Exclude the pictures, then repeat the remaining data exactly.
------------------------------------------------------------
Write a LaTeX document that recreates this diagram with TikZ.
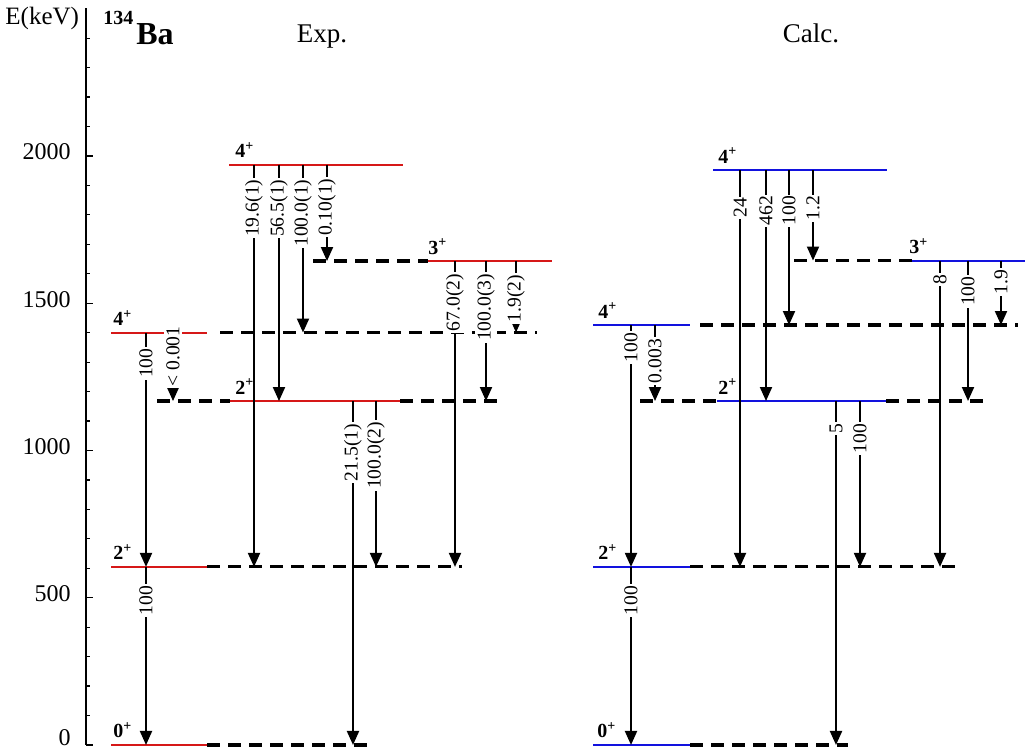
\documentclass[tikz,border=0pt]{standalone}
\usepackage{fontspec}
\setmainfont{Liberation Serif}
\usetikzlibrary{arrows.meta}
\definecolor{expred}{RGB}{214,24,24}
\definecolor{calcblue}{RGB}{18,18,222}
\tikzset{
  >={Triangle[length=7pt,width=6pt]},
  stateline/.style={draw=#1,line width=1pt},
  stateline/.default=expred,
  ext/.style={draw=black,line width=1.6pt,dash pattern=on 6.5pt off 4pt},
  trans/.style={->,line width=1pt},
  intens/.style={fill=white,inner xsep=0.8pt,inner ysep=1pt,rotate=90,anchor=east,
    font=\fontsize{9.8}{10}\selectfont},
  spin/.style={anchor=base west,inner sep=0pt,font=\fontsize{10}{11}\selectfont\bfseries},
  axtick/.style={line width=0.6pt},
  axnum/.style={anchor=east,inner sep=0pt,font=\fontsize{12}{13}\selectfont},
  head/.style={anchor=base,inner sep=0pt,font=\fontsize{13.5}{15}\selectfont},
}
\begin{document}
\begin{tikzpicture}[x=0.5pt,y=0.14725pt]
  \useasboundingbox (0,-20.4) rectangle (1026,2529.7);
  % energy axis
  \draw[line width=1pt] (86,0) coordinate (ax0) -- (86,2502) coordinate (ax1);
  \foreach \e in {0,100,...,2400} \draw[axtick] (86,\e) -- (90,\e);
  \foreach \e in {0,500,...,2000} {
    \draw[axtick] (86,\e) -- (93,\e);
    \node[axnum,yshift={2pt+1.8pt*(\e==0)}] (n\e) at (71,\e) {\e};
  }
  \node[anchor=base west,inner sep=0pt,font=\fontsize{12.5}{13}\selectfont] (unit) at (5,2447) {E(keV)};
  \node[anchor=base west,inner sep=0pt,font=\fontsize{10}{10}\selectfont\bfseries] (mass) at (103,2447) {134};
  \node[anchor=base west,inner sep=0pt,font=\fontsize{16}{17}\selectfont\bfseries] (elem) at (136,2380) {Ba};
  \node[head] (exp) at (322,2384) {Exp.};
  \node[head] (calc) at (811,2384) {Calc.};
  % levels
  \foreach \n/\e in {exp0/0,exp2a/604.7,exp2b/1167.9,exp4a/1400.6,exp3/1643.3,exp4b/1970.5,
      th0/0,th2a/604.7,th2b/1168,th4a/1426,th3/1645,th4b/1952}
    \coordinate (\n) at (0,\e);
  \foreach \n/\p/\q in {exp0/207/367,exp2a/207/462,exp4a/220/537,exp2b/157/230,exp2b/400/498,
      exp3/313/428,th0/690/848,th2a/690/955,th4a/700/1018,th2b/640/717,th2b/886/983,th3/794/912}
    \draw[ext] (\p,0 |- \n) -- (\q,0 |- \n);
  \foreach \n/\p/\q/\col/\sx/\jp in {exp0/111/207/expred/113/0,exp2a/111/207/expred/113/2,
      exp4a/111/207/expred/113/4,exp2b/230/400/expred/235/2,exp3/428/552/expred/428/3,
      exp4b/229/403/expred/235/4,th0/593/690/calcblue/597/0,th2a/593/690/calcblue/598/2,
      th4a/593/690/calcblue/598/4,th2b/717/886/calcblue/718/2,th3/912/1025/calcblue/909/3,
      th4b/713/887/calcblue/718/4} {
    \draw[stateline=\col] (\p,0 |- \n) -- (\q,0 |- \n);
    \node[spin,yshift=3.5pt] (j-\n) at (\sx,0 |- \n) {\jp\textsuperscript{+}};
  }
  % transitions
  \foreach \x/\src/\dst/\lab/\off [count=\i] in {
      254/exp4b/exp2a/19.6(1)/13, 279/exp4b/exp2b/56.5(1)/13, 303/exp4b/exp4a/100.0(1)/13,
      327/exp4b/exp3/0.10(1)/12, 455/exp3/exp2a/67.0(2)/11, 486/exp3/exp2b/100.0(3)/11,
      516/exp3/exp4a/1.9(2)/12, 146/exp4a/exp2a/100/14, 173/exp4a/exp2b/{< 0.001}/-8,
      353/exp2b/exp0/21.5(1)/21, 376/exp2b/exp2a/100.0(2)/19, 146/exp2a/exp0/100/17,
      740/th4b/th2a/24/26, 766/th4b/th2b/462/24, 789/th4b/th4a/100/24, 813/th4b/th3/1.2/24,
      940/th3/th2a/8/12, 968/th3/th2b/100/14, 1001/th3/th4a/1.9/7,
      631/th4a/th2a/100/6, 655/th4a/th2b/0.003/12,
      836/th2b/th0/5/21, 860/th2b/th2a/100/21, 631/th2a/th0/100/17} {
    \draw[trans] (\x,0 |- \src) -- (\x,0 |- \dst);
    \node[yshift={-0.5pt*(\off)},intens] (g\i) at (\x,0 |- \src) {\lab};
  }
\end{tikzpicture}
\end{document}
------------------------------------------------------------
Exercise solution:
Write a LaTeX document that recreates this diagram with TikZ.
\documentclass[tikz,border=0pt]{standalone}
\usepackage{fontspec}
\setmainfont{Liberation Serif}
\usetikzlibrary{arrows.meta}
\definecolor{expred}{RGB}{214,24,24}
\definecolor{calcblue}{RGB}{18,18,222}
\tikzset{
  >={Triangle[length=7pt,width=6pt]},
  stateline/.style={draw=#1,line width=1pt},
  stateline/.default=expred,
  ext/.style={draw=black,line width=1.6pt,dash pattern=on 6.5pt off 4pt},
  trans/.style={->,line width=1pt},
  intens/.style={fill=white,inner xsep=0.8pt,inner ysep=1pt,rotate=90,anchor=east,
    font=\fontsize{9.8}{10}\selectfont},
  spin/.style={anchor=base west,inner sep=0pt,font=\fontsize{10}{11}\selectfont\bfseries},
  axtick/.style={line width=0.6pt},
  axnum/.style={anchor=east,inner sep=0pt,font=\fontsize{12}{13}\selectfont},
  head/.style={anchor=base,inner sep=0pt,font=\fontsize{13.5}{15}\selectfont},
}
\begin{document}
\begin{tikzpicture}[x=0.5pt,y=0.14725pt]
  \useasboundingbox (0,-20.4) rectangle (1026,2529.7);
  % energy axis
  \draw[line width=1pt] (86,0) coordinate (ax0) -- (86,2502) coordinate (ax1);
  \foreach \e in {0,100,...,2400} \draw[axtick] (86,\e) -- (90,\e);
  \foreach \e in {0,500,...,2000} {
    \draw[axtick] (86,\e) -- (93,\e);
    \node[axnum,yshift={2pt+1.8pt*(\e==0)}] (n\e) at (71,\e) {\e};
  }
  \node[anchor=base west,inner sep=0pt,font=\fontsize{12.5}{13}\selectfont] (unit) at (5,2447) {E(keV)};
  \node[anchor=base west,inner sep=0pt,font=\fontsize{10}{10}\selectfont\bfseries] (mass) at (103,2447) {134};
  \node[anchor=base west,inner sep=0pt,font=\fontsize{16}{17}\selectfont\bfseries] (elem) at (136,2380) {Ba};
  \node[head] (exp) at (322,2384) {Exp.};
  \node[head] (calc) at (811,2384) {Calc.};
  % levels
  \foreach \n/\e in {exp0/0,exp2a/604.7,exp2b/1167.9,exp4a/1400.6,exp3/1643.3,exp4b/1970.5,
      th0/0,th2a/604.7,th2b/1168,th4a/1426,th3/1645,th4b/1952}
    \coordinate (\n) at (0,\e);
  \foreach \n/\p/\q in {exp0/207/367,exp2a/207/462,exp4a/220/537,exp2b/157/230,exp2b/400/498,
      exp3/313/428,th0/690/848,th2a/690/955,th4a/700/1018,th2b/640/717,th2b/886/983,th3/794/912}
    \draw[ext] (\p,0 |- \n) -- (\q,0 |- \n);
  \foreach \n/\p/\q/\col/\sx/\jp in {exp0/111/207/expred/113/0,exp2a/111/207/expred/113/2,
      exp4a/111/207/expred/113/4,exp2b/230/400/expred/235/2,exp3/428/552/expred/428/3,
      exp4b/229/403/expred/235/4,th0/593/690/calcblue/597/0,th2a/593/690/calcblue/598/2,
      th4a/593/690/calcblue/598/4,th2b/717/886/calcblue/718/2,th3/912/1025/calcblue/909/3,
      th4b/713/887/calcblue/718/4} {
    \draw[stateline=\col] (\p,0 |- \n) -- (\q,0 |- \n);
    \node[spin,yshift=3.5pt] (j-\n) at (\sx,0 |- \n) {\jp\textsuperscript{+}};
  }
  % transitions
  \foreach \x/\src/\dst/\lab/\off [count=\i] in {
      254/exp4b/exp2a/19.6(1)/13, 279/exp4b/exp2b/56.5(1)/13, 303/exp4b/exp4a/100.0(1)/13,
      327/exp4b/exp3/0.10(1)/12, 455/exp3/exp2a/67.0(2)/11, 486/exp3/exp2b/100.0(3)/11,
      516/exp3/exp4a/1.9(2)/12, 146/exp4a/exp2a/100/14, 173/exp4a/exp2b/{< 0.001}/-8,
      353/exp2b/exp0/21.5(1)/21, 376/exp2b/exp2a/100.0(2)/19, 146/exp2a/exp0/100/17,
      740/th4b/th2a/24/26, 766/th4b/th2b/462/24, 789/th4b/th4a/100/24, 813/th4b/th3/1.2/24,
      940/th3/th2a/8/12, 968/th3/th2b/100/14, 1001/th3/th4a/1.9/7,
      631/th4a/th2a/100/6, 655/th4a/th2b/0.003/12,
      836/th2b/th0/5/21, 860/th2b/th2a/100/21, 631/th2a/th0/100/17} {
    \draw[trans] (\x,0 |- \src) -- (\x,0 |- \dst);
    \node[yshift={-0.5pt*(\off)},intens] (g\i) at (\x,0 |- \src) {\lab};
  }
\end{tikzpicture}
\end{document}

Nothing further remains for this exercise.